2009-06-11 05:48 AM
LOAD/STORE speed in STM32
2011-05-17 04:14 AM
Welcome,
I've a question. How fastest execute the LDRB and STRB instruction? I've the following program: LDRB R2, [R1], #+1 STRB R2, [R0] LDRB R2, [R1], #+1 STRB R2, [R0] ....etc. Above code need 8 cycles, but other program: LDRB R2, [R0] STRB R2, [R1], #+1 LDRB R2, [R0] STRB R2, [R1], #+1 .... etc. need to execute 14 cycles!!! Why? This is almost as first program.2011-05-17 04:14 AM
Hi,
Could you let me know the content of R0 and R1 in both cases ? Cheers, STOne-32.2011-05-17 04:14 AM
So, in first program:
R0 contain GPIOA high address ODR 0x4001080D R1 contain address of memory buffer (in RAM), where from will read data in second program: R0 contain GPIOA low address IDR 0x40010808 R2 contain address of memory, where will write data of input port2011-05-17 04:14 AM
Hi,
Could you repeat again the tests at a speed of 8Mhz running from internal RC and see if these results are the same ? without putting wait-states for Flash, let them as default. Cheers, STOne-32.2011-05-17 04:14 AM
Result is the same for 8MHz. Wait states for Flash is important only while branch (probably...) Maybe GPIO are slow? Write to port is faster than read. I have result like this. Change registers are no effect.
2011-05-17 04:14 AM
Hi, I am wondering how do you measure the number of cycles.

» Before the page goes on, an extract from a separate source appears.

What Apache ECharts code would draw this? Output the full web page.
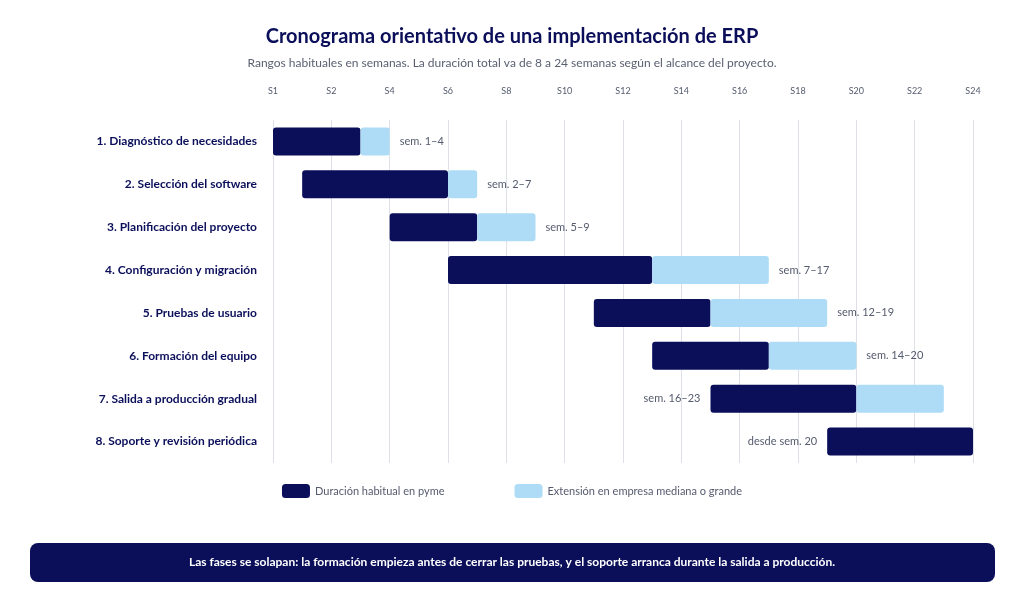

This relates to your conclusion. :o
2011-05-17 04:14 AM
Quote:
On 09-06-2009 at 21:18, Anonymous wrote: So, in first program: R0 contain GPIOA high address ODR 0x4001080D R1 contain address of memory buffer (in RAM), where from will read data in second program: R0 contain GPIOA low address IDR 0x40010808 R2 contain address of memory, where will write data of input port I believe that R2 at the end is R1, right ? and was a typo, In that case this is easy not so difficult to explain , I have replaced R1 and R0 by their meaning :Quote:
LDRB R2, [Internal RAM] STRB R2, [GPIO DR] LDRB R2, [Internal RAM] STRB R2, [GPIO DR] ....etc. Above code need 8 cycles, but other program: LDRB R2, [GPIO DR] STRB R2, [Internal RAM] LDRB R2, [GPIO DR] STRB R2, [Internal RAM] .... etc. need to execute 14 cycles!!! Why? GPIO DR are located in the ''High speed APB'' bus after the AHBtoAPB Bridge whereas The internal RAM is located at AHB Bus, In fact inside the AHBtoAPB bridge there is a ''write Buffer'' that buffers the writes to the APB locations. That this why in the first case the timing is minimum, However in the second case, when you load from ''APB'' using the LDRB, which is a blocking instruction, the high speed APB needs 1 additional cycle compared to RAM if the APB/AHB prescaler is equal to 1. Hope this explains to you results. Cheers, STOne-32.2011-05-17 04:14 AM
Wow, this is a bit complex, but I understand now why read is slower in second case. Thank you very much! Can I read data faster with GPIO? For example, if exist other LOAD instruction? I've found nothing in datasheet yet.